The harm scenario the question is getting at arises specifically when none of those genuine constraints apply, when the microsite exists purely because it was easier to spin up a fast, purpose-built site for the campaign than to build the same experience within the main site’s existing infrastructure, or because a marketing or creative team defaulted to a separate site out of habit or convenience rather than because hosting on the main domain was genuinely infeasible. In that scenario, the business is effectively paying an SEO opportunity cost, a real, sometimes substantial amount of earned link equity permanently diverted to a domain that doesn’t serve the core business’s ranking goals, for a convenience that likely could have been avoided with more upfront technical planning.

Why this is easy to miss until well after the fact

The harm is often invisible at the time the decision gets made, because the tradeoff being made is implicit rather than explicit: a marketing team choosing a microsite platform for speed and creative flexibility typically isn’t weighing that choice against a quantified SEO cost, because that cost only becomes visible after the campaign succeeds and the links have already landed on the separate domain. By the time the fragmentation is recognized as a problem, the links already point where they point, and there’s no clean way to retroactively redirect a genuinely successful campaign’s earned links onto the main domain without either moving the campaign content itself (which can lose some of the accumulated signal in the process) or accepting the fragmentation as sunk.

Practical implication

Before greenlighting a campaign microsite, explicitly ask whether hosting the same campaign as a subdirectory or subdomain of the main brand domain is genuinely infeasible, or whether the separate-domain choice is being made for convenience. If there’s no hard legal, brand-separation, or partnership requirement forcing a separate domain, favor hosting campaign content within the main domain’s structure specifically so that any links the campaign earns accrue directly to the domain that actually needs the authority.
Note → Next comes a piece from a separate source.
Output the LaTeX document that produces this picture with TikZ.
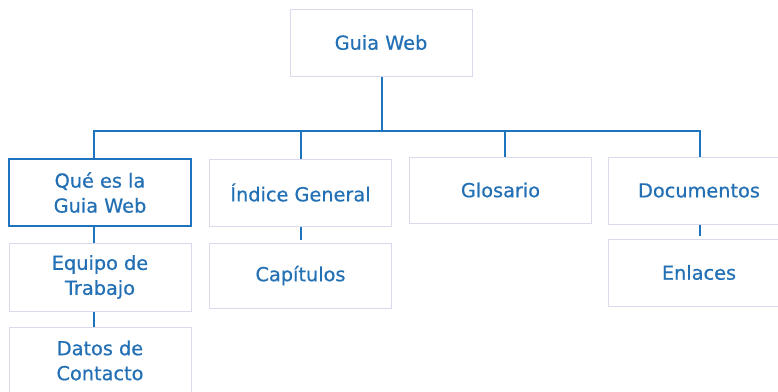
\documentclass[tikz,border=0pt]{standalone}
\usepackage{fontspec}
\setmainfont{DejaVu Sans}[FakeBold=0.6]
\definecolor{txtblue}{HTML}{2370B5}
\definecolor{lineblue}{HTML}{1E73BE}
\definecolor{boxgray}{HTML}{DADAEE}
\begin{document}
\begin{tikzpicture}[x=1pt,y=-1pt,
  box/.style={draw=boxgray, line width=1pt, fill=white, rectangle, minimum width=182pt, inner sep=0pt,
    text=txtblue, align=center, font=\fontsize{19.3pt}{25pt}\selectfont},
  mainbox/.style={box, draw=lineblue, line width=2pt},
  conn/.style={draw=lineblue, line width=2pt}]
\useasboundingbox (0,0) rectangle (778,391);
\fill[white] (0,0) rectangle (778,391);
\clip (0,0) rectangle (778,391);
\node[box, minimum height=67pt] (top) at (381,42.5) {Guia Web};
\node[mainbox, minimum height=67pt] (q) at (100,192.5) {Qué es la\\Guia Web};
\node[box, minimum height=68pt] (e) at (100,277) {Equipo de\\Trabajo};
\node[box, minimum height=67pt] (d) at (100,360.5) {Datos de\\Contacto};
\node[box, minimum height=67pt] (i) at (300.5,192.5) {Índice General};
\node[box, minimum height=65pt] (c) at (300.5,275.5) {Capítulos};
\node[box, minimum height=66pt] (g) at (500.5,190) {Glosario};
\node[box, minimum height=67pt] (doc) at (699,190.5) {Documentos};
\node[box, minimum height=67pt] (enl) at (699,272.5) {Enlaces};
\coordinate (bus) at (382,131);
\draw[conn] ([xshift=1pt]top.south) -- (bus);
\draw[conn] ([xshift=-6pt]q.north) |- (bus) -| ([xshift=4pt]g.north);
\draw[conn] ([xshift=0.5pt]i.north) -- ([xshift=0.5pt]i.north |- bus);
\draw[conn] (bus) -| ([xshift=1pt]doc.north);
\draw[conn] ([xshift=-6pt]q.south) -- ([xshift=-6pt]e.north);
\draw[conn] ([xshift=-6pt]e.south) -- ([xshift=-6pt]d.north);
\draw[conn, shorten >=3pt] ([xshift=0.5pt]i.south) -- ([xshift=0.5pt]c.north);
\draw[conn, shorten >=3pt] ([xshift=1pt]doc.south) -- ([xshift=1pt]enl.north);
\end{tikzpicture}
\end{document}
Where a separate domain is genuinely required, treat the resulting link-equity fragmentation as a known, accepted cost of that requirement rather than a surprise discovered after the campaign has already run, and consider whether a subdomain of the main domain (rather than a fully separate root domain) can satisfy the separation requirement while keeping the earned signal closer to the main site’s overall authority.
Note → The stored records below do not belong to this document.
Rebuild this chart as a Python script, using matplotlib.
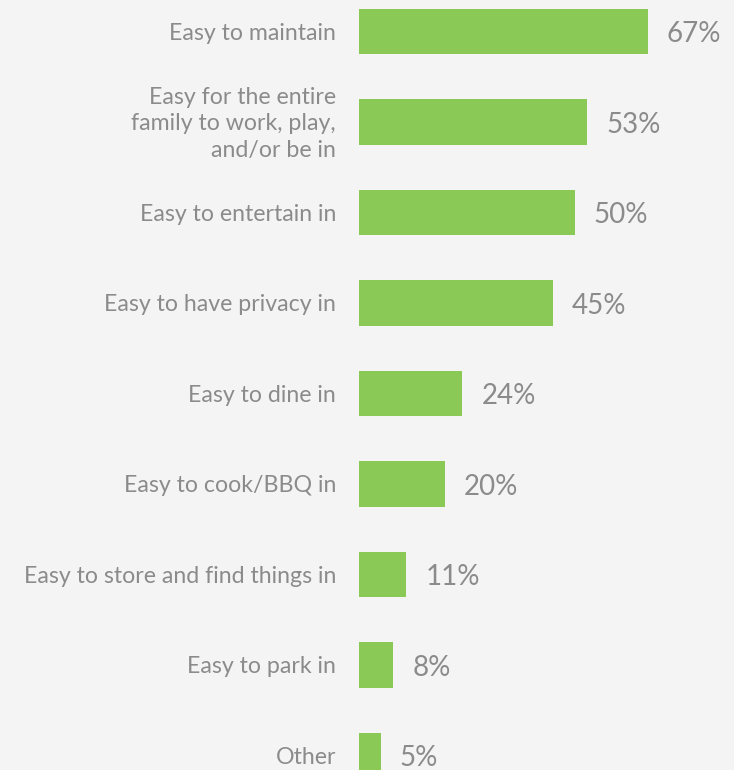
import matplotlib
matplotlib.use("Agg")
from matplotlib import pyplot as plt

# data
labels = ["Easy to maintain",
          "Easy for the entire\nfamily to work, play,\nand/or be in",
          "Easy to entertain in",
          "Easy to have privacy in",
          "Easy to dine in",
          "Easy to cook/BBQ in",
          "Easy to store and find things in",
          "Easy to park in",
          "Other"]
values = [67, 53, 50, 45, 24, 20, 11, 8, 5]

bg = "#f4f4f4"
green = "#8bc957"
grey = "#8b8b8b"

plt.rcParams['font.family'] = ['Lato', 'DejaVu Sans']

fig = plt.figure(figsize=(7.34, 7.70), dpi=100, facecolor=bg)
ax = fig.add_axes([359/734, 0, 375/734, 1])
ax.set_facecolor(bg)

ypos = list(range(len(values)))
ax.barh(ypos, values, height=0.503, color=green)

# pixel scale: 4.31 px per percent, 90.5 px per row
ax.set_xlim(0, 375/4.31)
ax.set_ylim((770 - 31.5)/90.5, -31.5/90.5)

for y, v in zip(ypos, values):
    ax.text(v + 19/4.31, y + 0.03, f"{v}%", va="center", ha="left",
            fontsize=20, color=grey)

# category labels left of the bars
for y, lab in zip(ypos, labels):
    ax.text(-23/4.31, y + 0.02, lab, va="center", ha="right",
            fontsize=16.7, color=grey, linespacing=1.33, clip_on=False)

ax.set_yticks([])
ax.set_xticks([])
for s in ax.spines.values():
    s.set_visible(False)

fig.savefig("out.png", dpi=100, facecolor=bg)
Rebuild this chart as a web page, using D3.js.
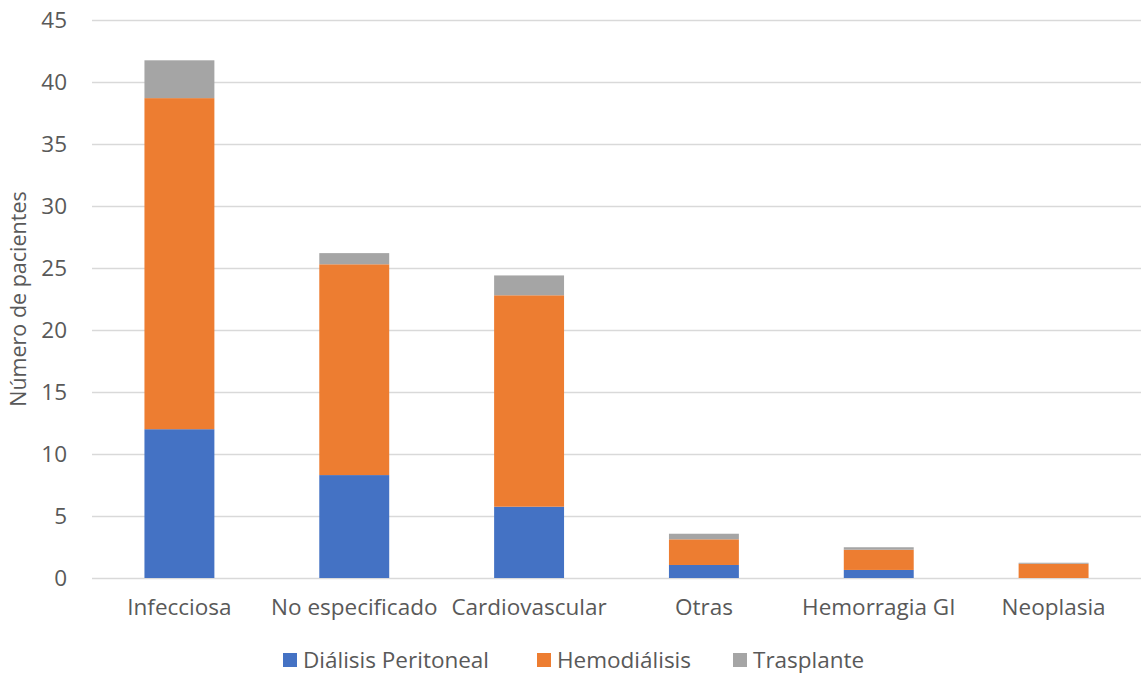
<!DOCTYPE html>
<html>
<head>
<meta charset="utf-8">
<script src="https://cdn.jsdelivr.net/npm/d3@7"></script>
<style>
  html, body { margin: 0; padding: 0; background: #fff; }
  svg text { font-family: "Open Sans", sans-serif; fill: #595959; }
</style>
</head>
<body>
<svg id="chart" width="1141" height="675"></svg>
<script>
// Causes of death by renal replacement modality
const categories = ["Infecciosa", "No especificado", "Cardiovascular", "Otras", "Hemorragia GI", "Neoplasia"];
const seriesNames = ["Diálisis Peritoneal", "Hemodiálisis", "Trasplante"];
const dialisisPeritoneal = [12.0, 8.3, 5.75, 1.05, 0.65, 0];
const hemodialisis = [26.7, 17.0, 17.05, 2.07, 1.63, 1.15];
const trasplante = [3.05, 0.9, 1.6, 0.45, 0.2, 0.08];
const yTicks = [0, 5, 10, 15, 20, 25, 30, 35, 40, 45];
const colors = ["#4472C4", "#ED7D31", "#A5A5A5"];
const FONT = "'Open Sans', sans-serif";
const FS = "22.5px";

const rows = categories.map((c, i) => ({
  cat: c,
  [seriesNames[0]]: dialisisPeritoneal[i],
  [seriesNames[1]]: hemodialisis[i],
  [seriesNames[2]]: trasplante[i]
}));

const svg = d3.select("#chart");
const margin = { left: 92, right: 0, top: 20, bottom: 97 };
const W = 1141, H = 675;

const x = d3.scaleBand().domain(categories)
  .range([margin.left, W - margin.right])
  .paddingInner(0.6).paddingOuter(0.3);
const y = d3.scaleLinear().domain([0, 45]).range([H - margin.bottom, margin.top]);

// gridlines
svg.append("g")
  .selectAll("line").data(yTicks).join("line")
  .attr("x1", margin.left).attr("x2", W - margin.right)
  .attr("y1", d => Math.round(y(d)) + 0.5).attr("y2", d => Math.round(y(d)) + 0.5)
  .attr("stroke", "#D9D9D9").attr("stroke-width", 1.3);

// y-axis labels
const yAxis = svg.append("g")
  .attr("transform", `translate(${margin.left - 25},0)`)
  .call(d3.axisLeft(y).tickValues(yTicks).tickSize(0).tickPadding(0));
yAxis.select(".domain").remove();
yAxis.selectAll("text")
  .style("font-family", FONT)
  .style("font-size", FS).attr("fill", "#595959");

// stacked bars
const stack = d3.stack().keys(seriesNames);
const layers = stack(rows);
svg.append("g").selectAll("g").data(layers).join("g")
  .attr("fill", (d, i) => colors[i])
  .selectAll("rect").data(d => d).join("rect")
  .attr("x", d => x(d.data.cat))
  .attr("width", x.bandwidth())
  .attr("y", d => y(d[1]))
  .attr("height", d => Math.max(0, y(d[0]) - y(d[1])));

// x-axis labels
const xAxis = svg.append("g")
  .attr("transform", `translate(0,${y(0)})`)
  .call(d3.axisBottom(x).tickSize(0).tickPadding(21));
xAxis.select(".domain").remove();
xAxis.selectAll("text")
  .style("font-family", FONT)
  .style("font-size", FS).attr("fill", "#595959");

// y-axis title
svg.append("text")
  .attr("transform", `translate(26,${(y(0) + y(45)) / 2}) rotate(-90)`)
  .attr("text-anchor", "middle")
  .style("font-size", "21.5px")
  .text("Número de pacientes");

// legend
const legendX = [283, 537, 733];
const legend = svg.append("g").attr("transform", "translate(0,660)");
seriesNames.forEach((name, i) => {
  legend.append("rect")
    .attr("x", legendX[i]).attr("y", -7).attr("width", 14).attr("height", 14)
    .attr("fill", colors[i]);
  legend.append("text")
    .attr("x", legendX[i] + 20).attr("y", 0).attr("dy", "0.35em")
    .style("font-size", FS)
    .text(name);
});
</script>
</body>
</html>
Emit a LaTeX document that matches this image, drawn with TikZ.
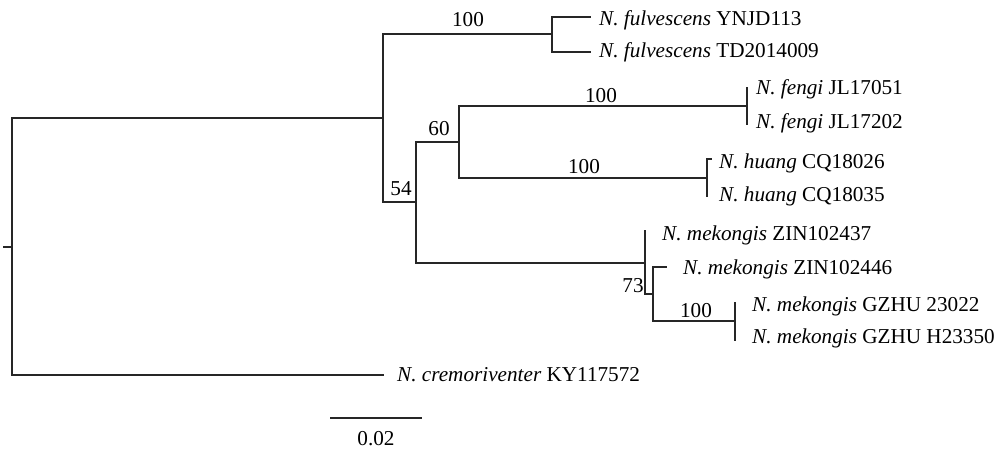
\documentclass[tikz,border=0pt]{standalone}
\usepackage{fontspec}
\setmainfont{Liberation Serif}
\begin{document}
\begin{tikzpicture}[x=1pt,y=-1pt,
  br/.style={line width=1.5pt,line cap=rect,color=black!85},
  tip/.style={anchor=base west,inner sep=0pt,font=\fontsize{21.2}{24}\selectfont},
  boot/.style={anchor=base,inner sep=0pt,font=\fontsize{21.2}{24}\selectfont}]
\useasboundingbox (0,0) rectangle (999,448);
% internal nodes
\coordinate (R) at (12,247);
\coordinate (R0) at (4,247);
\coordinate (A) at (383,118);
\coordinate (E) at (552,34);
\coordinate (B) at (416,202);
\coordinate (C) at (459,142);
\coordinate (D) at (645,263);
\coordinate (Fg) at (747,106);
\coordinate (H) at (707,178);
\coordinate (F) at (653,294);
\coordinate (G) at (735,321);
% tips
\coordinate (cre) at (383,375);
\coordinate (e1) at (590,17);
\coordinate (e2) at (590,52);
\coordinate (fg1) at (747,88);
\coordinate (fg2) at (747,124);
\coordinate (h1) at (707,159);
\coordinate (h1t) at (711,159);
\coordinate (h2) at (707,196);
\coordinate (m1) at (645,231);
\coordinate (m2) at (666,267);
\coordinate (g1) at (735,303);
\coordinate (g2) at (735,340);
\coordinate (sb1) at (331,418);
\coordinate (sb2) at (421,418);
% branches
\draw[br] (R0) -- (R);
\draw[br] (A) -| (R) |- (cre);
\draw[br] (E) -| (A) |- (B);
\draw[br] (C) -| (B) |- (D);
\draw[br] (Fg) -| (C) |- (H);
\draw[br] (e1) -| (E) |- (e2);
\draw[br] (fg1) -- (fg2);
\draw[br] (h1t) -| (h1) -- (h2);
\draw[br] (m1) |- (F);
\draw[br] (m2) -| (F) |- (G);
\draw[br] (g1) -- (g2);
\draw[br] (sb1) -- (sb2);
% tip labels
\node[tip] (Lfu1) at (599,25) {\textit{N. fulvescens} YNJD113};
\node[tip] (Lfu2) at (599,57) {\textit{N. fulvescens} TD2014009};
\node[tip] (Lfe1) at (756,94) {\textit{N. fengi} JL17051};
\node[tip] (Lfe2) at (756,128) {\textit{N. fengi} JL17202};
\node[tip] (Lhu1) at (719,168) {\textit{N. huang} CQ18026};
\node[tip] (Lhu2) at (719,201) {\textit{N. huang} CQ18035};
\node[tip] (Lme1) at (662,240) {\textit{N. mekongis} ZIN102437};
\node[tip] (Lme2) at (683,274) {\textit{N. mekongis} ZIN102446};
\node[tip] (Lme3) at (752,311) {\textit{N. mekongis} GZHU 23022};
\node[tip] (Lme4) at (752,343) {\textit{N. mekongis} GZHU H23350};
\node[tip] (Lcr) at (397,381) {\textit{N. cremoriventer} KY117572};
% bootstrap values
\node[boot] (b1) at (468,26) {100};
\node[boot] (b2) at (439,135) {60};
\node[boot] (b3) at (601,102) {100};
\node[boot] (b4) at (584,173) {100};
\node[boot] (b5) at (401,195) {54};
\node[boot] (b6) at (633,292) {73};
\node[boot] (b7) at (696,317) {100};
\node[boot] (sbl) at (376,445) {0.02};
\end{tikzpicture}
\end{document}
A worked example of the fragmentation cost

Picture a mid-size e-commerce brand running its main storefront at brand-example.com that commissions an original salary-survey report and builds it as an interactive tool at a freestanding domain, survey-microsite.example. Suppose the campaign performs well and earns links from ninety distinct news and industry domains over two months. All ninety links point to survey-microsite.example, contributing zero direct authority to brand-example.com, the domain that actually needs to rank for the brand’s commercial category pages. Compare that to a second, hypothetical version of the same campaign hosted at brand-example.com/salary-survey instead: the same ninety links, earned through the same outreach and the same content, would have accrued to the main domain’s overall authority and could plausibly have lifted rankings across the commercial pages that share that domain. The mechanism is the same in both scenarios; only the domain the links point to differs, and that single structural choice is what determines whether a successful campaign compounds into the core business’s SEO or simply builds equity on a domain the business can’t otherwise use.